Not only did this produce a large literate generation of people, but it also improved the girls reading and writing ability, which previously was much lower than boys. Now, women have their own stable careers with a good wage, and thus do not have to be unhappily married because they are financially dependent on their husband. Feminists note that women’s expectations of marriage have radically changed, compared with previous generations. In the 1990s, most divorce petitions were put forward by women.
This may support Thornes and Collard’s (1979) view that women expect far more from marriage than men and, in particular, that they value friendship and emotional gratification more than then do. If husbands fail to love up to these expectations, women may feel the need to look elsewhere. This would also support the fact that, on average, the number of divorce proceedings started by women is about 70%. Finally, functionalist sociologists argue that high divorce rates are evidence that marriage is increasingly valued and that people are demanding higher standards from their partners.

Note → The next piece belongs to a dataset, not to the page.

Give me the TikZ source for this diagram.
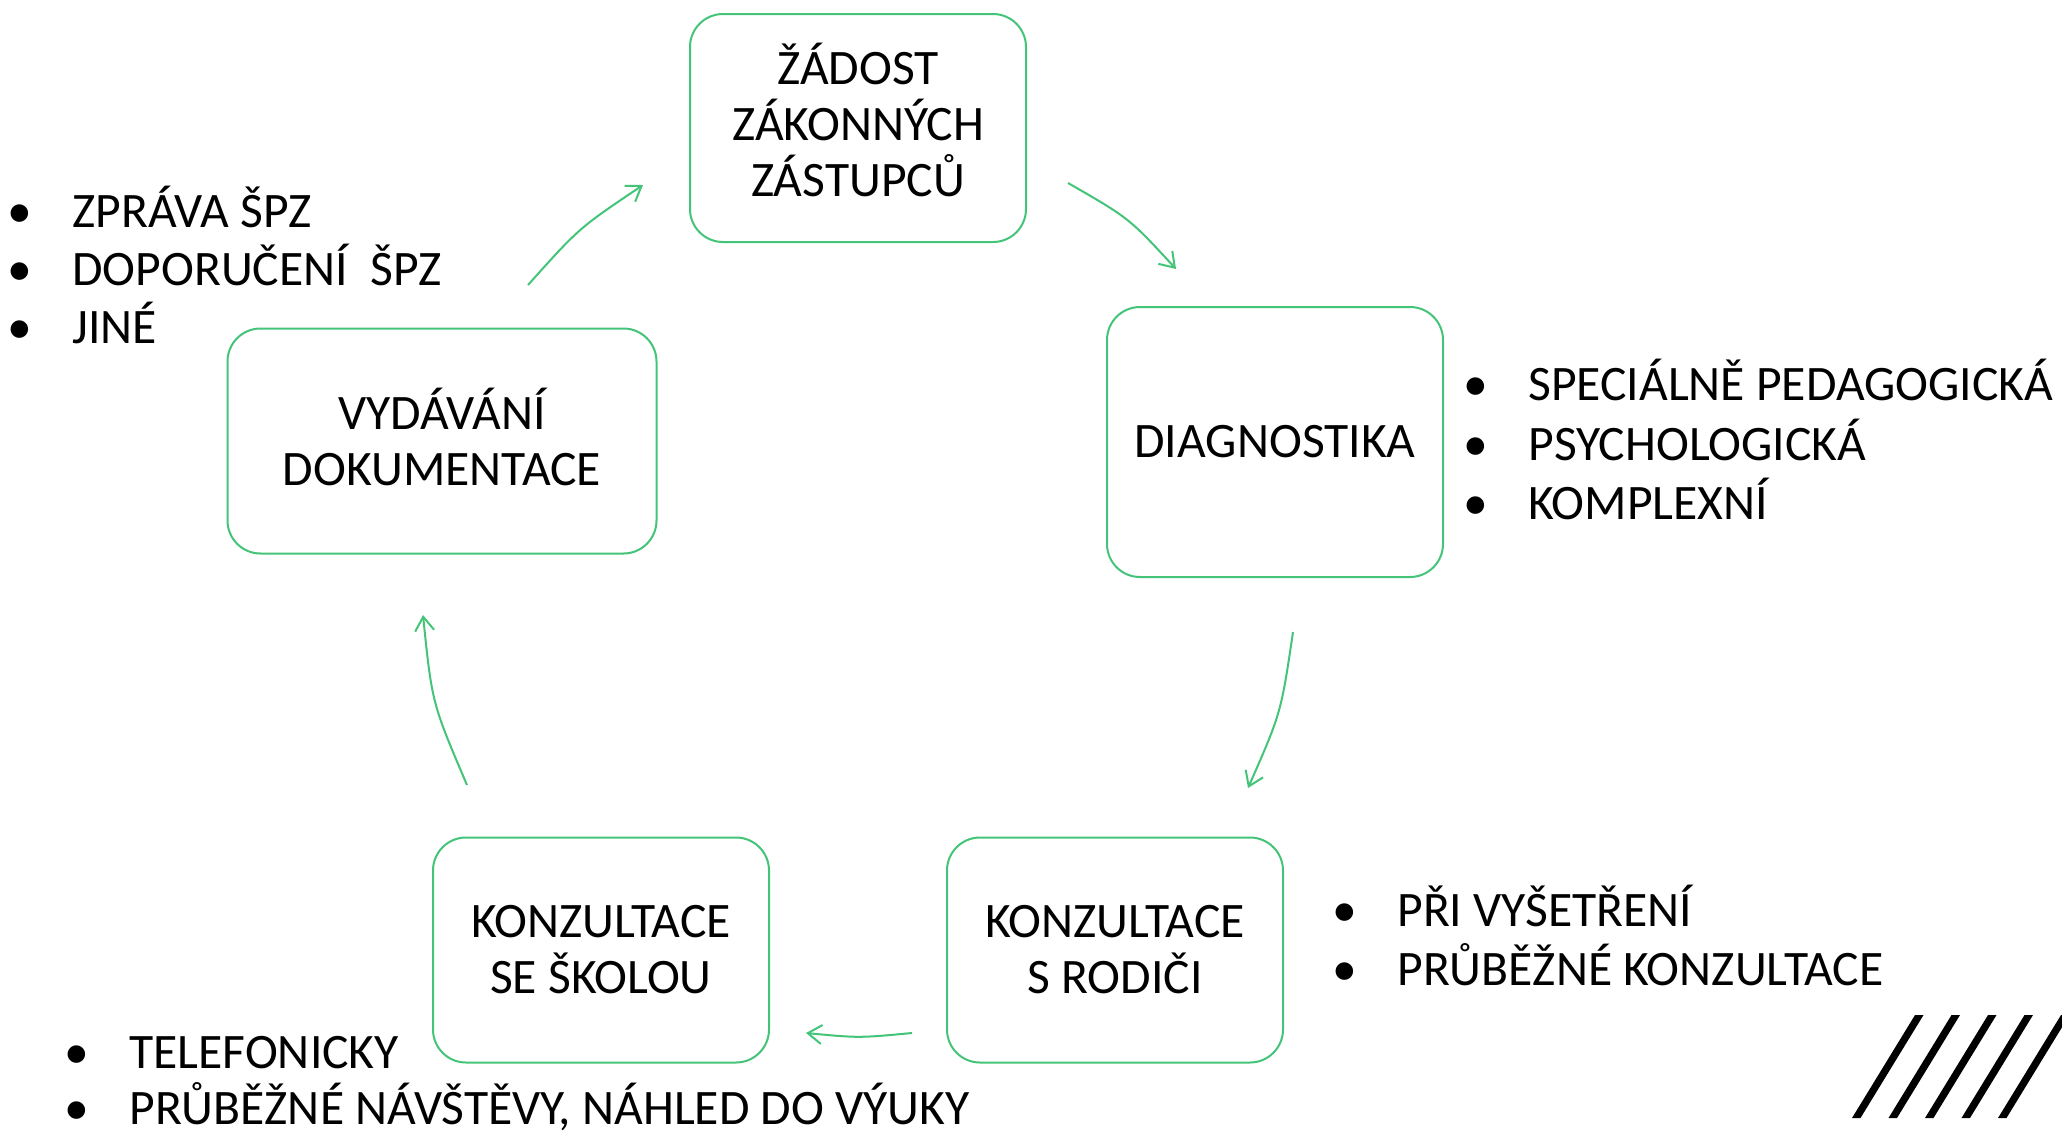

They believe that couples are no longer prepared to put up with unhappy, empty-shell marriages, as people want emotional and sexual compatibility and equality, as well as companionship. It is said that some are even willing to go through a number of partners to achieve these goals, and if they marry every time they meet a new partner, then obviously they are going to contribute a lot more to the rising divorce rates.
The final area of the diverse family is cohabitation. The basic trend of cohabitation is that it is on the increase and has been for the last decade. The proportion of non-married people cohabiting has risen sharply in the last 20 years from 11% of men and 13% of women in 1986 to 24% and 25% respectively. In 2007, the Office for National Statistics (ONS) suggested that cohabiting couples are the fastest growing family type in the UK. In fact, around 2.2 million families are cohabiting couples with or without children.
This family type has grown by 65% since 1997, and really, the numbers are likely to be higher than this because the ONS data did not include same-sex couples living together. In addition, the ONS data suggested that a third of teenagers in 2007 were destined to cohabit rather than marry, compared with one in ten of their grandparents. As we gathered that the general trend is on the increase, it’s good to know the reasons why.
One of the first reasons, which I mentioned earlier on, is that people like to cohabit to “test the water.” During this period, they will assess whether they (the couple) are compatible with each other and whether they will be able to live with each other before making any sort of commitments. After all, cohabitation on average lasts for 5 years, which then 60% of cohabitees will then marry.
Another reason for the said trend is that there are a significant number of people who live together whilst waiting for a divorce. For example, in 2005, 23% of cohabiting men were separated from a pervious partner whilst 36% were divorced. So although a person may be married, they may have separated and moved into another house to live with a person they have met. They will then be counted as a cohabitee. A third reason for the increased rate of cohabitation could be because people are put off the cost of marriage.
According to Wedding Guide UK, the average cost of a traditional wedding in the UK is around £11,000. In addition to the price, some people are also put off because of the religious ceremony of marriage. This is because overtime we have become a more secular society. Both of these factors to some people will refrain them from marrying, because in their eyes they see it as long as they are with each other in a happy and loving relationship, they don’t need a ring or a piece of paper with their names on it.